### Material
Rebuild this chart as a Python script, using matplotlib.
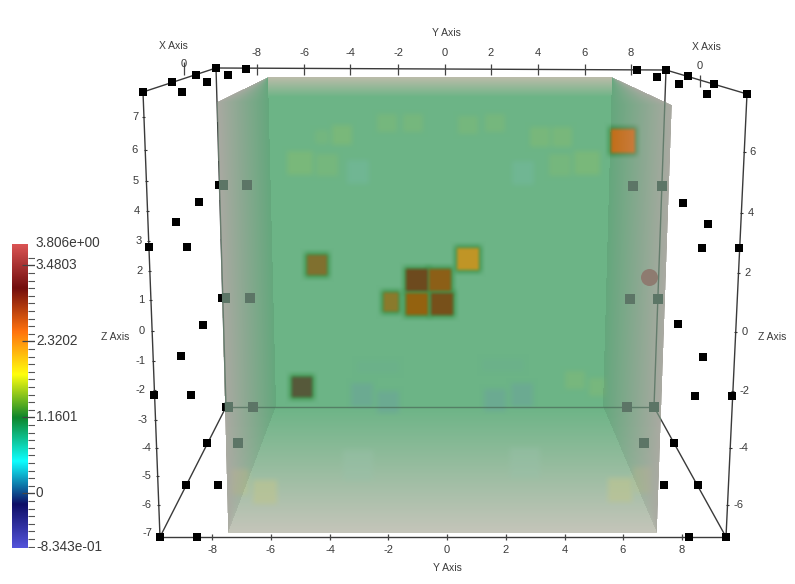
import numpy as np
import matplotlib
matplotlib.use("Agg")
import matplotlib.pyplot as plt
from matplotlib.colors import LinearSegmentedColormap
from matplotlib.patches import Polygon

W, H = 795, 584
FONT = "Liberation Sans"
TEXT = "#3a3a3a"

# --- colour legend
CB_MIN, CB_MAX = -0.8343, 3.806
CB_MAJOR = [0.0, 1.1601, 2.3202, 3.4803]
CB_LABELS = ["0", "1.1601", "2.3202", "3.4803"]
CB_STOPS = [0.0, 0.143, 0.285, 0.429, 0.571, 0.714, 0.857, 1.0]
CB_COLORS = ["#4a4ad8", "#00005e", "#00ffff", "#00801f", "#ffff00", "#ff6a00", "#6b0000", "#d84a4a"]

# --- box corners
OUTER = [(217, 102), (268, 77), (612, 77), (672, 105), (657, 533), (228, 533)]

# --- axis ticks
TOP_VALUES = [-8, -6, -4, -2, 0, 2, 4, 6, 8]
TOP_X = [257, 304, 350, 398, 445, 491, 538, 585, 631]
BOTTOM_X = [212, 271, 330, 388, 447, 506, 565, 623, 682]
LEFT_VALUES = [7, 6, 5, 4, 3, 2, 1, 0, -1, -2, -3, -4, -5, -6, -7]
LEFT_X = [135, 135, 136, 137, 139, 140, 141, 142, 140, 141, 143, 146, 146, 147, 147]
LEFT_Y = [117, 150, 181, 211, 241, 271, 300, 331, 361, 390, 420, 448, 476, 505, 533]
RIGHT_VALUES = [6, 4, 2, 0, -2, -4, -6]
RIGHT_X = [753, 751, 748, 745, 744, 743, 739]
RIGHT_Y = [152, 213, 273, 332, 391, 448, 505]

# --- black point markers
PTS_X = [143, 172, 196, 216, 246, 228, 207, 182, 219, 199, 637, 666, 657, 688, 679, 714, 707, 747, 683,
         176, 187, 149, 222, 203, 181, 191, 154, 708, 702, 739, 678, 703, 695, 732,
         226, 207, 186, 218, 160, 197, 674, 698, 664, 689, 726]
PTS_Y = [92, 82, 75, 68, 69, 75, 82, 92, 185, 202, 70, 70, 77, 76, 84, 84, 94, 94, 203,
         222, 247, 247, 298, 325, 356, 395, 395, 224, 248, 248, 324, 357, 396, 396,
         407, 443, 485, 485, 537, 537, 443, 485, 485, 537, 537]
# --- markers seen through the volume
GHOST_X = [223, 247, 633, 662, 225, 250, 630, 658, 228, 253, 238, 627, 654, 644]
GHOST_Y = [185, 185, 186, 186, 298, 298, 299, 299, 407, 407, 443, 407, 407, 443]

# --- box edges
EDGE_X0 = [143, 143, 216, 666, 747, 160, 160, 726, 216, 666, 226]
EDGE_Y0 = [92, 92, 68, 70, 94, 537, 537, 537, 68, 70, 407]
EDGE_X1 = [216, 160, 666, 747, 726, 726, 226, 654, 226, 654, 654]
EDGE_Y1 = [68, 537, 70, 94, 537, 537, 407, 407, 407, 407, 407]

# --- hot cells in the volume
HOT_X = [317, 417, 440, 417, 442, 468, 391, 302, 623]
HOT_Y = [265, 280, 280, 304, 304, 259, 302, 387, 141]
HOT_W = [22, 24, 24, 24, 24, 24, 17, 22, 26]
HOT_H = [22, 24, 24, 24, 24, 24, 21, 22, 26]
HOT_C = ["#80702f", "#6d4a1e", "#8c5f17", "#94620f", "#77501a", "#c09526", "#8a7a2c", "#56593a", "#c97a20"]

# --- faint cells
FAINT_X = [300, 327, 322, 342, 387, 413, 468, 495, 540, 562, 560, 587, 358, 523, 362, 388, 378, 495, 522, 503,
           358, 525, 240, 265, 620, 642, 575, 597]
FAINT_Y = [163, 165, 137, 135, 123, 123, 125, 123, 137, 137, 165, 163, 172, 173, 395, 402, 367, 400, 395, 365,
           465, 463, 482, 492, 490, 480, 380, 387]
FAINT_W = [28, 24, 16, 22, 22, 22, 22, 22, 22, 22, 24, 28, 24, 24, 24, 24, 44, 24, 24, 44, 32, 32, 20, 26, 26, 20, 22, 18]
FAINT_H = [26, 24, 16, 22, 20, 20, 20, 20, 22, 22, 24, 26, 26, 26, 26, 24, 14, 24, 26, 14, 32, 32, 28, 26, 26, 28, 20, 20]
FAINT_C = ["#82bb72"] * 12 + ["#74b9a0"] * 2 + ["#6a9fa0"] * 2 + ["#68a898"] + ["#6a9fa0"] * 2 + ["#68a898"] \
    + ["#98c0a8"] * 2 + ["#bcc490"] * 4 + ["#86bb72"] * 2
FAINT_A = [0.6, 0.45, 0.35, 0.6, 0.45, 0.45, 0.45, 0.45, 0.55, 0.55, 0.45, 0.6, 0.5, 0.5, 0.45, 0.45, 0.22, 0.45, 0.45, 0.22,
           0.45, 0.45, 0.5, 0.65, 0.65, 0.4, 0.45, 0.45]

GREEN = np.array([108, 180, 134], float)
SIDE_OUT = np.array([170, 170, 162], float)
FLOOR_OUT = np.array([197, 197, 186], float)
CEIL_OUT = np.array([188, 188, 170], float)
INNER_SHADE = 0.93


def hexrgb(c):
    return np.array([int(c[i:i + 2], 16) for i in (1, 3, 5)], float)


def edge(y, y0, x0, y1, x1):
    return x0 + (y - y0) * (x1 - x0) / (y1 - y0)


def soft_rect(X, Y, cx, cy, w, h, soft):
    a = np.clip((w / 2 + soft - np.abs(X - cx)) / (2 * soft), 0, 1)
    b = np.clip((h / 2 + soft - np.abs(Y - cy)) / (2 * soft), 0, 1)
    a = a * a * (3 - 2 * a)
    b = b * b * (3 - 2 * b)
    return a * b


def volume_image():
    Y, X = np.mgrid[0:H, 0:W] + 0.5
    bg = np.tile(GREEN, (H, W, 1))

    # vertical shading of the back and floor
    t = np.clip((Y - 406) / (533 - 406), 0, 1)[..., None]
    bg = bg * (1 - t) + FLOOR_OUT * t
    t = np.clip((97 - Y) / 20, 0, 1)[..., None]
    bg = bg * (1 - t) + CEIL_OUT * t

    rgb = bg.copy()
    # faint cells
    for x, y, w, h, c, a in zip(FAINT_X, FAINT_Y, FAINT_W, FAINT_H, FAINT_C, FAINT_A):
        m = (soft_rect(X, Y, x, y, w - 2, h - 2, 5) * a)[..., None]
        rgb = rgb * (1 - m) + hexrgb(c) * m
    # hot cells: dark green halo, then the core
    for x, y, w, h in zip(HOT_X, HOT_Y, HOT_W, HOT_H):
        m = (soft_rect(X, Y, x, y, w + 3, h + 3, 5) * 0.9)[..., None]
        rgb = rgb * (1 - m) + np.array([58, 145, 72.]) * m
    for x, y, w, h, c in zip(HOT_X, HOT_Y, HOT_W, HOT_H, HOT_C):
        m = soft_rect(X, Y, x, y, w - 2, h - 2, 3)[..., None]
        rgb = rgb * (1 - m) + hexrgb(c) * m

    # left and right faces
    yc = np.clip(Y, 77, 533)
    outer_l = np.where(yc < 102, edge(yc, 77, 268, 102, 217), edge(yc, 102, 217, 533, 228))
    outer_r = np.where(yc < 105, edge(yc, 77, 612, 105, 672), edge(yc, 105, 672, 533, 657))
    back_l = np.where(yc < 406, edge(yc, 77, 268, 406, 276), edge(yc, 406, 276, 533, 228))
    back_r = np.where(yc < 406, edge(yc, 77, 612, 406, 603), edge(yc, 406, 603, 533, 657))

    tl = np.clip((back_l - X) / np.maximum(back_l - outer_l, 1), 0, 1)
    tr = np.clip((X - back_r) / np.maximum(outer_r - back_r, 1), 0, 1)
    in_l = X < back_l
    in_r = X > back_r
    s = np.zeros((H, W))
    s[in_l] = tl[in_l]
    s[in_r] = tr[in_r]
    is_side = (in_l | in_r)[..., None]
    s = s[..., None]
    # side face: no ceiling/floor rows on it except the floor's greying
    row = np.clip((Y - 406) / 127, 0, 1)[..., None]
    inner = (GREEN * (1 - row) + FLOOR_OUT * row) * INNER_SHADE
    side_rgb = inner * (1 - s) + SIDE_OUT * s
    delta = rgb - bg
    rgb = np.where(is_side, side_rgb + delta * (1 - 0.55 * s), rgb)

    alpha = ((X >= outer_l) & (X <= outer_r) & (Y >= 77) & (Y <= 533)).astype(float)
    return np.dstack([np.clip(rgb, 0, 255) / 255, alpha])


fig = plt.figure(figsize=(W / 100, H / 100), dpi=100, facecolor="white")
ax = fig.add_axes([0, 0, 1, 1])
ax.set_xlim(0, W)
ax.set_ylim(H, 0)
ax.axis("off")

# box edges and black markers sit behind the volume
for x0, y0, x1, y1 in zip(EDGE_X0, EDGE_Y0, EDGE_X1, EDGE_Y1):
    ax.plot([x0, x1], [y0, y1], color="#3a3a3a", lw=1.0, zorder=1, solid_capstyle="butt")
ax.scatter(PTS_X, PTS_Y, marker="s", s=36, color="black", linewidths=0, zorder=2)

# axis ticks
ax.vlines(TOP_X, 64, 75, color="#444444", lw=0.9, zorder=1)
ax.vlines(BOTTOM_X, 534, 540, color="#444444", lw=0.9, zorder=1)
ax.vlines([184, 700], [62, 75], [75, 87], color="#444444", lw=0.9, zorder=1)
left_line = np.interp(LEFT_Y, [92, 537], [143, 160])
ax.hlines(LEFT_Y, left_line - 1.5, left_line + 1.5, color="#333333", lw=0.8, zorder=1)
right_line = np.interp(RIGHT_Y, [94, 537], [747, 726])
ax.hlines(RIGHT_Y, right_line - 1.5, right_line + 1.5, color="#333333", lw=0.8, zorder=1)

# volume
clip = Polygon(OUTER, closed=True, transform=ax.transData, fc="none", ec="none")
ax.add_patch(clip)
im = ax.imshow(volume_image(), extent=(0, W, H, 0), interpolation="bilinear", zorder=3, aspect="auto")
im.set_clip_path(clip)
ax.set_xlim(0, W)
ax.set_ylim(H, 0)

# what shows through the volume
for x0, y0, x1, y1 in zip(EDGE_X0, EDGE_Y0, EDGE_X1, EDGE_Y1):
    ln, = ax.plot([x0, x1], [y0, y1], color="#4a6a58", lw=1.0, alpha=0.7, zorder=4)
    ln.set_clip_path(clip)
gh = ax.scatter(GHOST_X, GHOST_Y, marker="s", s=50, color="#5c7566", linewidths=0, zorder=5)
gh.set_clip_path(clip)
ax.scatter([649], [277], s=150, color="#8e7b70", linewidths=0, zorder=6)

# text
tk = dict(family=FONT, color=TEXT, fontsize=8, ha="center", va="center", zorder=7)
lb = dict(family=FONT, color=TEXT, fontsize=7.5, ha="center", va="center", zorder=7)
for x, v in zip(TOP_X, TOP_VALUES):
    ax.text(x, 53, str(v), **tk)
for x, v in zip(BOTTOM_X, TOP_VALUES):
    ax.text(x, 550, str(v), **tk)
for x, y, v in zip(LEFT_X, LEFT_Y, LEFT_VALUES):
    ax.text(x, y, str(v), **tk)
for x, y, v in zip(RIGHT_X, RIGHT_Y, RIGHT_VALUES):
    ax.text(x, y, str(v), **tk)
ax.text(184, 64, "0", **tk)
ax.text(700, 66, "0", **tk)
ax.text(173, 46, "X Axis", **lb)
ax.text(706, 47, "X Axis", **lb)
ax.text(446, 33, "Y Axis", **lb)
ax.text(447, 568, "Y Axis", **lb)
ax.text(115, 337, "Z Axis", **lb)
ax.text(772, 337, "Z Axis", **lb)

# colour legend
cmap = LinearSegmentedColormap.from_list("pv", list(zip(CB_STOPS, CB_COLORS)), N=256)
cax = fig.add_axes([12 / W, 1 - 548 / H, 23 / W, 304 / H])
cax.set_xlim(12, 35)
cax.set_ylim(CB_MIN, CB_MAX)
cax.axis("off")
cax.imshow(np.linspace(1, 0, 256)[:, None], cmap=cmap, extent=(12, 28, CB_MIN, CB_MAX),
           aspect="auto", interpolation="bilinear", alpha=0.95)
cax.set_xlim(12, 35)
cax.set_ylim(CB_MIN, CB_MAX)
minor = np.arange(-7, 32) * (CB_MAJOR[1] / 10)
minor = minor[(minor > CB_MIN) & (minor < CB_MAX)]
cax.hlines(minor, 28, 35, color="#555555", lw=0.8)
cax.hlines(CB_MAJOR, 22, 35, color="#444444", lw=0.9)
cb = dict(family=FONT, color=TEXT, fontsize=9.8, ha="left", va="center", clip_on=False)
for v, s in zip(CB_MAJOR, CB_LABELS):
    cax.text(36, v, s, **cb)
cax.text(36, CB_MAX + 0.02, "3.806e+00", **cb)
cax.text(36, CB_MIN + 0.01, "-8.343e-01", **cb)

fig.savefig("out.png", dpi=100, facecolor="white")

### Written request
Skip every picture and return the lines above from the top through the one that contains "RIGHT_Y = [152, 213, 273, 332, 391, 448, 505]".

### Reply
Rebuild this chart as a Python script, using matplotlib.
import numpy as np
import matplotlib
matplotlib.use("Agg")
import matplotlib.pyplot as plt
from matplotlib.colors import LinearSegmentedColormap
from matplotlib.patches import Polygon

W, H = 795, 584
FONT = "Liberation Sans"
TEXT = "#3a3a3a"

# --- colour legend
CB_MIN, CB_MAX = -0.8343, 3.806
CB_MAJOR = [0.0, 1.1601, 2.3202, 3.4803]
CB_LABELS = ["0", "1.1601", "2.3202", "3.4803"]
CB_STOPS = [0.0, 0.143, 0.285, 0.429, 0.571, 0.714, 0.857, 1.0]
CB_COLORS = ["#4a4ad8", "#00005e", "#00ffff", "#00801f", "#ffff00", "#ff6a00", "#6b0000", "#d84a4a"]

# --- box corners
OUTER = [(217, 102), (268, 77), (612, 77), (672, 105), (657, 533), (228, 533)]

# --- axis ticks
TOP_VALUES = [-8, -6, -4, -2, 0, 2, 4, 6, 8]
TOP_X = [257, 304, 350, 398, 445, 491, 538, 585, 631]
BOTTOM_X = [212, 271, 330, 388, 447, 506, 565, 623, 682]
LEFT_VALUES = [7, 6, 5, 4, 3, 2, 1, 0, -1, -2, -3, -4, -5, -6, -7]
LEFT_X = [135, 135, 136, 137, 139, 140, 141, 142, 140, 141, 143, 146, 146, 147, 147]
LEFT_Y = [117, 150, 181, 211, 241, 271, 300, 331, 361, 390, 420, 448, 476, 505, 533]
RIGHT_VALUES = [6, 4, 2, 0, -2, -4, -6]
RIGHT_X = [753, 751, 748, 745, 744, 743, 739]
RIGHT_Y = [152, 213, 273, 332, 391, 448, 505]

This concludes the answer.